• [Given exercise]
Every record must be transcribed in its entirety, apart from the images, which are to be omitted.

──────────────────────────────

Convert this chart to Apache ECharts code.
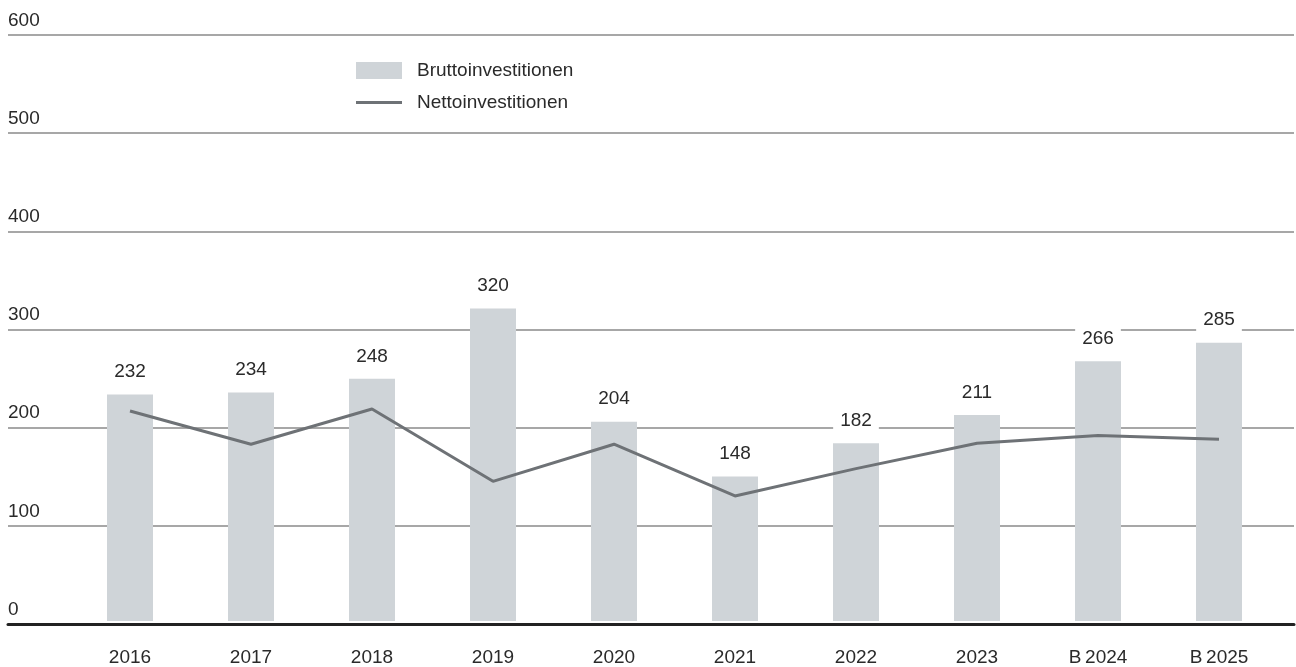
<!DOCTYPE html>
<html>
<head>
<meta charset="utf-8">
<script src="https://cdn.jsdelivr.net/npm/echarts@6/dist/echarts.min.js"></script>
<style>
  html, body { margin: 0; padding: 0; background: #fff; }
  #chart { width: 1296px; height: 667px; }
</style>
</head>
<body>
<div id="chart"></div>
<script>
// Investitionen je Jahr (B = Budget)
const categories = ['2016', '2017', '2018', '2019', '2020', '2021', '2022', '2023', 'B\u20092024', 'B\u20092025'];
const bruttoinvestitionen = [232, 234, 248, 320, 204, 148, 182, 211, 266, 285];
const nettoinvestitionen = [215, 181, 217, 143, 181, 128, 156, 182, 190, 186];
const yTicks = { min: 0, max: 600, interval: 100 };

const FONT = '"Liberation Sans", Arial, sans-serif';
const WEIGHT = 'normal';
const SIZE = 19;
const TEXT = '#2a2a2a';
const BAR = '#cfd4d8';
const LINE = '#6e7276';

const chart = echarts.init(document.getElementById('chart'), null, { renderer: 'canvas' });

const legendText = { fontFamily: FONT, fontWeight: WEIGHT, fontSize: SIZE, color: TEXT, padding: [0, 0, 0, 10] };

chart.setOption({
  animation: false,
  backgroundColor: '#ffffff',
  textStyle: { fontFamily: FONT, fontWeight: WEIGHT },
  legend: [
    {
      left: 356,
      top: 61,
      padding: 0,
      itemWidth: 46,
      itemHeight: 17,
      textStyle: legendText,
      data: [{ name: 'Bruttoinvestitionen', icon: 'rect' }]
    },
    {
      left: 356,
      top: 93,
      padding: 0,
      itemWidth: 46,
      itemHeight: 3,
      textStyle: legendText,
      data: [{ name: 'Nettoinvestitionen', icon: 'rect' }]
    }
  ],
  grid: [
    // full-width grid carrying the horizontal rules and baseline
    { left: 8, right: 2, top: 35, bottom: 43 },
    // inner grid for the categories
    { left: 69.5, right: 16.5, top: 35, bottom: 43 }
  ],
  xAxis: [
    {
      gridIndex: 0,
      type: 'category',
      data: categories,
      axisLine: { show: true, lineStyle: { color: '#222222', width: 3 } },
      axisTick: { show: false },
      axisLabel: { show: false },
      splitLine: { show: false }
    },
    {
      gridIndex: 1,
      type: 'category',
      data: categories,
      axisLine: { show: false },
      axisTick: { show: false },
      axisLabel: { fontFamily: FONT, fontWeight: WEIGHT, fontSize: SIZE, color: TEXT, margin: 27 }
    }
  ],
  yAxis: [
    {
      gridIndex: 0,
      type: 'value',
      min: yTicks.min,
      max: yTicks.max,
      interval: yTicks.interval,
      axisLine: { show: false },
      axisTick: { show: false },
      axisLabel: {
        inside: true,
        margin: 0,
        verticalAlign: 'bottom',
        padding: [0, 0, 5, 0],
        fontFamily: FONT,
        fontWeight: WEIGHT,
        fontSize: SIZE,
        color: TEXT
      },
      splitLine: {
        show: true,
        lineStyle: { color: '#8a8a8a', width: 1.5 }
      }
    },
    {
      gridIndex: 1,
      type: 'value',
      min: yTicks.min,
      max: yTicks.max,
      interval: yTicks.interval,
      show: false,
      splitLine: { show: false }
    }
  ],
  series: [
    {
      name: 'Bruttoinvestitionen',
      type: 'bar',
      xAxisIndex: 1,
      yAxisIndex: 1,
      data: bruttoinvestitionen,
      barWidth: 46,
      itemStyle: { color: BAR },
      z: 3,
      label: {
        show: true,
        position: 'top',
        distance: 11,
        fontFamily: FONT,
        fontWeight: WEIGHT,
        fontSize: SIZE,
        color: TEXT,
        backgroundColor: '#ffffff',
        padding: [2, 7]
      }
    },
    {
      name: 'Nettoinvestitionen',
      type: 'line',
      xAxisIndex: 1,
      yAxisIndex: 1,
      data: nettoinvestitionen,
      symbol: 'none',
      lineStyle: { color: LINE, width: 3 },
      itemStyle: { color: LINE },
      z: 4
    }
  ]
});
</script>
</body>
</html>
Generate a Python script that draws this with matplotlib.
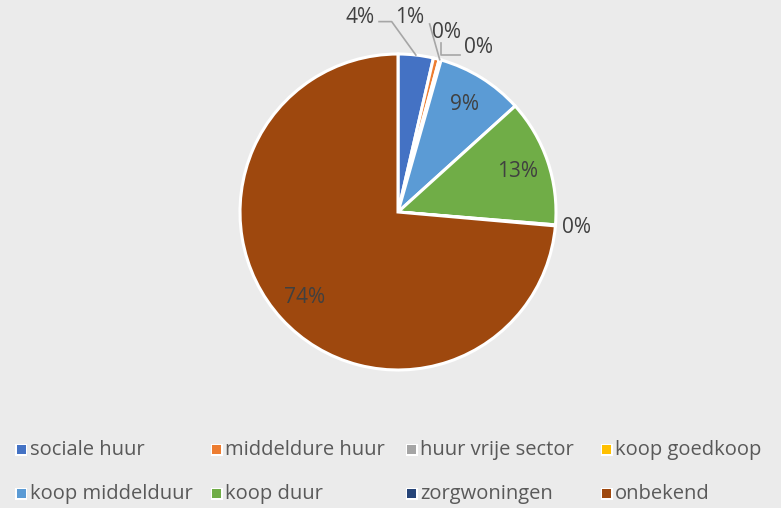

──────────────────────────────

• [Solution for this exercise]
Convert this chart to Apache ECharts code.
<!DOCTYPE html>
<html>
<head>
<meta charset="utf-8">
<script src="https://cdn.jsdelivr.net/npm/echarts@6/dist/echarts.min.js"></script>
<style>
  html, body { margin: 0; padding: 0; background: #fff; }
  #chart { width: 1296px; height: 667px; }
</style>
</head>
<body>
<div id="chart"></div>
<script>
// Investitionen je Jahr (B = Budget)
const categories = ['2016', '2017', '2018', '2019', '2020', '2021', '2022', '2023', 'B\u20092024', 'B\u20092025'];
const bruttoinvestitionen = [232, 234, 248, 320, 204, 148, 182, 211, 266, 285];
const nettoinvestitionen = [215, 181, 217, 143, 181, 128, 156, 182, 190, 186];
const yTicks = { min: 0, max: 600, interval: 100 };

const FONT = '"Liberation Sans", Arial, sans-serif';
const WEIGHT = 'normal';
const SIZE = 19;
const TEXT = '#2a2a2a';
const BAR = '#cfd4d8';
const LINE = '#6e7276';

const chart = echarts.init(document.getElementById('chart'), null, { renderer: 'canvas' });

const legendText = { fontFamily: FONT, fontWeight: WEIGHT, fontSize: SIZE, color: TEXT, padding: [0, 0, 0, 10] };

chart.setOption({
  animation: false,
  backgroundColor: '#ffffff',
  textStyle: { fontFamily: FONT, fontWeight: WEIGHT },
  legend: [
    {
      left: 356,
      top: 61,
      padding: 0,
      itemWidth: 46,
      itemHeight: 17,
      textStyle: legendText,
      data: [{ name: 'Bruttoinvestitionen', icon: 'rect' }]
    },
    {
      left: 356,
      top: 93,
      padding: 0,
      itemWidth: 46,
      itemHeight: 3,
      textStyle: legendText,
      data: [{ name: 'Nettoinvestitionen', icon: 'rect' }]
    }
  ],
  grid: [
    // full-width grid carrying the horizontal rules and baseline
    { left: 8, right: 2, top: 35, bottom: 43 },
    // inner grid for the categories
    { left: 69.5, right: 16.5, top: 35, bottom: 43 }
  ],
  xAxis: [
    {
      gridIndex: 0,
      type: 'category',
      data: categories,
      axisLine: { show: true, lineStyle: { color: '#222222', width: 3 } },
      axisTick: { show: false },
      axisLabel: { show: false },
      splitLine: { show: false }
    },
    {
      gridIndex: 1,
      type: 'category',
      data: categories,
      axisLine: { show: false },
      axisTick: { show: false },
      axisLabel: { fontFamily: FONT, fontWeight: WEIGHT, fontSize: SIZE, color: TEXT, margin: 27 }
    }
  ],
  yAxis: [
    {
      gridIndex: 0,
      type: 'value',
      min: yTicks.min,
      max: yTicks.max,
      interval: yTicks.interval,
      axisLine: { show: false },
      axisTick: { show: false },
      axisLabel: {
        inside: true,
        margin: 0,
        verticalAlign: 'bottom',
        padding: [0, 0, 5, 0],
        fontFamily: FONT,
        fontWeight: WEIGHT,
        fontSize: SIZE,
        color: TEXT
      },
      splitLine: {
        show: true,
        lineStyle: { color: '#8a8a8a', width: 1.5 }
      }
    },
    {
      gridIndex: 1,
      type: 'value',
      min: yTicks.min,
      max: yTicks.max,
      interval: yTicks.interval,
      show: false,
      splitLine: { show: false }
    }
  ],
  series: [
    {
      name: 'Bruttoinvestitionen',
      type: 'bar',
      xAxisIndex: 1,
      yAxisIndex: 1,
      data: bruttoinvestitionen,
      barWidth: 46,
      itemStyle: { color: BAR },
      z: 3,
      label: {
        show: true,
        position: 'top',
        distance: 11,
        fontFamily: FONT,
        fontWeight: WEIGHT,
        fontSize: SIZE,
        color: TEXT,
        backgroundColor: '#ffffff',
        padding: [2, 7]
      }
    },
    {
      name: 'Nettoinvestitionen',
      type: 'line',
      xAxisIndex: 1,
      yAxisIndex: 1,
      data: nettoinvestitionen,
      symbol: 'none',
      lineStyle: { color: LINE, width: 3 },
      itemStyle: { color: LINE },
      z: 4
    }
  ]
});
</script>
</body>
</html>
Generate a Python script that draws this with matplotlib.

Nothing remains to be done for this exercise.